His songs are less derivative of his parents’ work -- and also less well-defined. “Island” explored a funky soul groove, and “Let It Grow,” about legalizing marijuana, married hard-rock guitar licks to Beatlesque harmonies. “Lonely Magic” was a kinder, gentler version of rap-rock, and “Rain” was moody, minor-key folk-pop. Taylor dipped into some Ben Folds-style, piano-based pop on “We’re the Lucky Ones,” and tried his hand at reggae on “You Must Have Fallen.”
His smooth vocals contrasted with some of his harder-edged material, which set up an interesting dynamic, although it remains to be seen how many listeners would buy into it. He chose a few offbeat songs to cover, including John Lennon’s “Jealous Guy,” the Zombies’ “Time of the Season,” given a particularly psychedelic treatment, and Hall and Oates’s “Rich Girl.”

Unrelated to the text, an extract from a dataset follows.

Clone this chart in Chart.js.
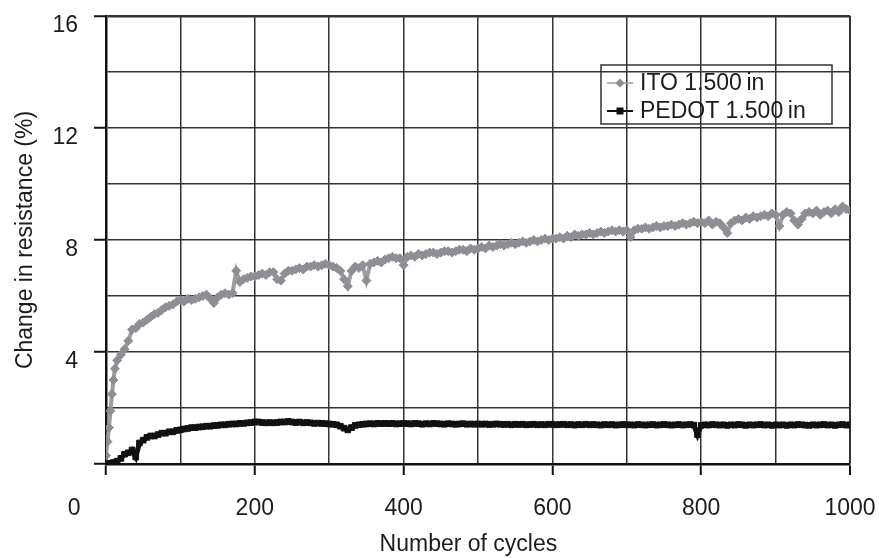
<!DOCTYPE html>
<html>
<head>
<meta charset="utf-8">
<script src="https://cdn.jsdelivr.net/npm/chart.js@4.4.0/dist/chart.umd.min.js"></script>
<style>
  html, body { margin: 0; padding: 0; background: #fff; }
  canvas { display: block; }
</style>
</head>
<body>
<canvas id="resChart" width="879" height="558"></canvas>
<script>
// cycle numbers where the two films were read
const cycles = [
  0, 2, 4, 6, 8, 10, 12, 15, 20, 25, 30, 35, 40, 45, 50, 55, 60, 65, 70, 75, 80, 85, 90, 95, 100,
  105, 110, 115, 120, 125, 130, 135, 140, 145, 150, 155, 160, 165, 170, 175, 180, 185, 190, 195, 200,
  205, 210, 215, 220, 225, 230, 235, 240, 245, 250, 255, 260, 265, 270, 275, 280, 285, 290, 295, 300,
  305, 310, 315, 320, 325, 330, 335, 340, 345, 350, 355, 360, 365, 370, 375, 380, 385, 390, 395, 400,
  405, 410, 415, 420, 425, 430, 435, 440, 445, 450, 455, 460, 465, 470, 475, 480, 485, 490, 495, 500,
  505, 510, 515, 520, 525, 530, 535, 540, 545, 550, 555, 560, 565, 570, 575, 580, 585, 590, 595, 600,
  605, 610, 615, 620, 625, 630, 635, 640, 645, 650, 655, 660, 665, 670, 675, 680, 685, 690, 695, 700,
  705, 710, 715, 720, 725, 730, 735, 740, 745, 750, 755, 760, 765, 770, 775, 780, 785, 790, 795, 800,
  805, 810, 815, 820, 825, 830, 835, 840, 845, 850, 855, 860, 865, 870, 875, 880, 885, 890, 895, 900,
  905, 910, 915, 920, 925, 930, 935, 940, 945, 950, 955, 960, 965, 970, 975, 980, 985, 990, 995, 1000
];

// change in resistance (%)
const itoValues = [
  0.3, 0.8, 1.3, 1.9, 2.5, 3.0, 3.4, 3.7, 3.9, 4.1, 4.4, 4.8, 4.85, 5.0, 5.05, 5.15, 5.25, 5.35, 5.4, 5.5, 5.6, 5.65, 5.7, 5.8, 5.85,
  5.8, 5.9, 5.85, 5.9, 5.95, 6.0, 6.05, 5.9, 5.75, 5.95, 6.05, 6.1, 6.05, 6.1, 6.9, 6.5, 6.6, 6.65, 6.7, 6.7,
  6.75, 6.8, 6.75, 6.85, 6.85, 6.6, 6.55, 6.8, 6.9, 6.9, 6.95, 7.0, 6.95, 7.05, 7.05, 7.1, 7.05, 7.1, 7.15, 7.1,
  7.05, 7.0, 6.9, 6.6, 6.35, 6.9, 7.05, 7.0, 7.1, 6.55, 7.15, 7.2, 7.25, 7.2, 7.3, 7.35, 7.4, 7.35, 7.35, 7.1,
  7.4, 7.45, 7.4, 7.5, 7.45, 7.5, 7.55, 7.55, 7.5, 7.55, 7.6, 7.6, 7.55, 7.6, 7.65, 7.65, 7.6, 7.7, 7.65, 7.7,
  7.75, 7.7, 7.8, 7.75, 7.8, 7.85, 7.8, 7.85, 7.9, 7.85, 7.9, 7.95, 7.9, 7.95, 8.0, 7.95, 8.0, 8.05, 8.0, 8.05,
  8.05, 8.1, 8.05, 8.15, 8.1, 8.2, 8.15, 8.2, 8.2, 8.25, 8.2, 8.25, 8.3, 8.25, 8.3, 8.35, 8.3, 8.35, 8.3, 8.35,
  8.1, 8.35, 8.4, 8.4, 8.45, 8.4, 8.45, 8.5, 8.45, 8.5, 8.5, 8.55, 8.5, 8.55, 8.6, 8.55, 8.6, 8.65, 8.6, 8.65,
  8.6, 8.7, 8.55, 8.65, 8.6, 8.45, 8.25, 8.6, 8.7, 8.75, 8.7, 8.8, 8.75, 8.85, 8.8, 8.85, 8.9, 8.85, 8.95, 8.9,
  8.5, 8.9, 9.0, 8.95, 8.7, 8.55, 8.75, 8.95, 9.0, 8.95, 9.05, 8.9, 9.0, 9.05, 8.95, 9.1, 9.0, 9.2, 9.1, 9.05
];

const pedotValues = [
  0, 0, 0, 0.02, 0.03, 0.05, 0.05, 0.1, 0.2, 0.35, 0.4, 0.5, 0.25, 0.75, 0.85, 0.95, 1.0, 1.0, 1.05, 1.1, 1.1, 1.15, 1.15, 1.2, 1.22,
  1.25, 1.27, 1.3, 1.3, 1.32, 1.33, 1.35, 1.35, 1.37, 1.38, 1.4, 1.4, 1.42, 1.43, 1.43, 1.45, 1.45, 1.47, 1.48, 1.5,
  1.5, 1.48, 1.47, 1.48, 1.47, 1.48, 1.5, 1.5, 1.52, 1.5, 1.48, 1.5, 1.47, 1.48, 1.47, 1.45, 1.46, 1.45, 1.44, 1.43,
  1.42, 1.4, 1.35, 1.28, 1.22, 1.3, 1.38, 1.4, 1.42, 1.43, 1.44, 1.43, 1.45, 1.44, 1.45, 1.44, 1.45, 1.43, 1.44, 1.45,
  1.44, 1.43, 1.45, 1.44, 1.42, 1.44, 1.43, 1.45, 1.44, 1.43, 1.42, 1.44, 1.43, 1.42, 1.43, 1.44, 1.42, 1.43, 1.42, 1.43,
  1.42, 1.43, 1.41, 1.42, 1.43, 1.42, 1.41, 1.42, 1.4, 1.42, 1.41, 1.42, 1.4, 1.41, 1.42, 1.4, 1.41, 1.4, 1.42, 1.41,
  1.4, 1.41, 1.42, 1.4, 1.41, 1.39, 1.41, 1.4, 1.42, 1.4, 1.41, 1.4, 1.39, 1.41, 1.4, 1.41, 1.39, 1.4, 1.41, 1.4,
  1.4, 1.39, 1.41, 1.4, 1.39, 1.4, 1.41, 1.39, 1.4, 1.41, 1.4, 1.39, 1.4, 1.41, 1.39, 1.4, 1.41, 1.39, 1.05, 1.38,
  1.4, 1.39, 1.41, 1.4, 1.39, 1.4, 1.38, 1.4, 1.39, 1.41, 1.4, 1.38, 1.4, 1.39, 1.4, 1.41, 1.39, 1.4, 1.38, 1.4,
  1.39, 1.4, 1.38, 1.4, 1.39, 1.41, 1.4, 1.39, 1.38, 1.4, 1.39, 1.4, 1.41, 1.39, 1.4, 1.38, 1.4, 1.41, 1.39, 1.4
];

const seriesNames = ['ITO 1.500\u2009in', 'PEDOT 1.500\u2009in'];
const xLabels = [0, 200, 400, 600, 800, 1000];
const yLabels = [4, 8, 12, 16];

const FONT = 'Liberation Sans, Arial, Helvetica, sans-serif';
const FSIZE = 23;
const INK = '#1c1c1c';

function toPoints(values) {
  return values.map((v, i) => ({ x: cycles[i], y: v }));
}

// legend sits inside the plot, framed, no fill (grid shows through)
const boxLegend = {
  id: 'boxLegend',
  afterDatasetsDraw(chart) {
    const ctx = chart.ctx;
    const x0 = 601, y0 = 65, w = 231, h = 59;
    ctx.save();
    ctx.strokeStyle = '#333';
    ctx.lineWidth = 1.5;
    ctx.strokeRect(x0, y0, w, h);
    chart.data.datasets.forEach((ds, i) => {
      const y = y0 + 18 + i * 28;
      ctx.strokeStyle = ds.borderColor;
      ctx.lineWidth = i ? 2 : 1.5;
      ctx.beginPath();
      ctx.moveTo(x0 + 6, y);
      ctx.lineTo(x0 + 32, y);
      ctx.stroke();
      ctx.fillStyle = ds.backgroundColor;
      ctx.beginPath();
      if (ds.pointStyle === 'rectRot') {
        ctx.moveTo(x0 + 19, y - 4.5);
        ctx.lineTo(x0 + 23.5, y);
        ctx.lineTo(x0 + 19, y + 4.5);
        ctx.lineTo(x0 + 14.5, y);
        ctx.closePath();
      } else {
        ctx.rect(x0 + 15.5, y - 3.5, 7, 7);
      }
      ctx.fill();
      ctx.fillStyle = INK;
      ctx.font = FSIZE + 'px ' + FONT;
      ctx.textBaseline = 'middle';
      ctx.textAlign = 'left';
      ctx.fillText(ds.label, x0 + 39, y + 1);
    });
    ctx.restore();
  }
};

const data = {
  datasets: [
    {
      label: seriesNames[0],
      data: toPoints(itoValues),
      borderColor: '#9c9ca1',
      backgroundColor: '#8e8e94',
      pointBorderColor: '#8e8e94',
      pointStyle: 'rectRot',
      pointRadius: 4.5,
      pointBorderWidth: 1,
      borderWidth: 4,
      tension: 0
    },
    {
      label: seriesNames[1],
      data: toPoints(pedotValues),
      borderColor: '#111',
      backgroundColor: '#111',
      pointStyle: 'rect',
      pointRadius: 4,
      pointBorderWidth: 1,
      borderWidth: 5,
      tension: 0
    }
  ]
};

const config = {
  type: 'line',
  data: data,
  plugins: [boxLegend],
  options: {
    responsive: false,
    animation: false,
    layout: { padding: { left: 0, top: 16, right: 29, bottom: 0 } },
    plugins: {
      legend: { display: false },
      tooltip: { enabled: false }
    },
    scales: {
      x: {
        type: 'linear',
        min: 0,
        max: 1000,
        afterFit: (scale) => {
          scale.height = 94;
          scale.paddingLeft = 0;
          scale.paddingRight = 0;
        },
        ticks: {
          stepSize: 100,
          autoSkip: false,
          maxRotation: 0,
          padding: 20,
          color: INK,
          font: { family: FONT, size: FSIZE },
          // the "0" sits left of its tick in the original
          callback: (v) => xLabels.includes(v) ? (v === 0 ? '0' + '\u00a0'.repeat(10) : String(v)) : ''
        },
        grid: {
          color: '#333',
          lineWidth: (c) => (c.tick && c.tick.value === 1000 ? 2 : 1.5),
          tickLength: 11,
          tickWidth: 2,
          tickColor: (c) => (c.tick && xLabels.includes(c.tick.value) ? '#111' : 'rgba(0,0,0,0)')
        },
        border: { color: '#111', width: 2.5 },
        title: {
          display: true,
          text: 'Number of cycles\u00a0\u00a0\u00a0',
          color: INK,
          font: { family: FONT, size: FSIZE },
          padding: { top: 0, bottom: 0 }
        }
      },
      y: {
        min: 0,
        max: 16,
        afterFit: (scale) => {
          scale.width = 106;
          scale.paddingTop = 0;
          scale.paddingBottom = 0;
        },
        ticks: {
          stepSize: 2,
          autoSkip: false,
          padding: 16,
          labelOffset: 10,
          color: INK,
          font: { family: FONT, size: FSIZE },
          callback: (v) => yLabels.includes(v) ? String(v) : ''
        },
        grid: {
          color: '#333',
          lineWidth: (c) => (c.tick && c.tick.value === 16 ? 2.5 : 1.5),
          tickLength: 12,
          tickWidth: 2,
          tickColor: (c) => (c.tick && (c.tick.value % 4 === 0) ? '#111' : 'rgba(0,0,0,0)')
        },
        border: { color: '#111', width: 2.5 },
        title: {
          display: true,
          text: 'Change in resistance (%)',
          color: INK,
          font: { family: FONT, size: FSIZE },
          padding: { top: 12, bottom: 0 }
        }
      }
    }
  }
};

const myChart = document.getElementById('resChart');

new Chart(myChart, config);
</script>
</body>
</html>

So in the end, Taylor has the moves, he has the voice, and he has the presence and personality needed to get across. What he so far lacks, however, is the killer app – the batch of radio-ready hits that could make him a star. But that’s OK, he has plenty of time. It took Jakob Dylan’s band the Wallflowers two albums separated by four years before the world was ready to see him as anything other than a second-generation novelty. Taylor has already proved that he’s not.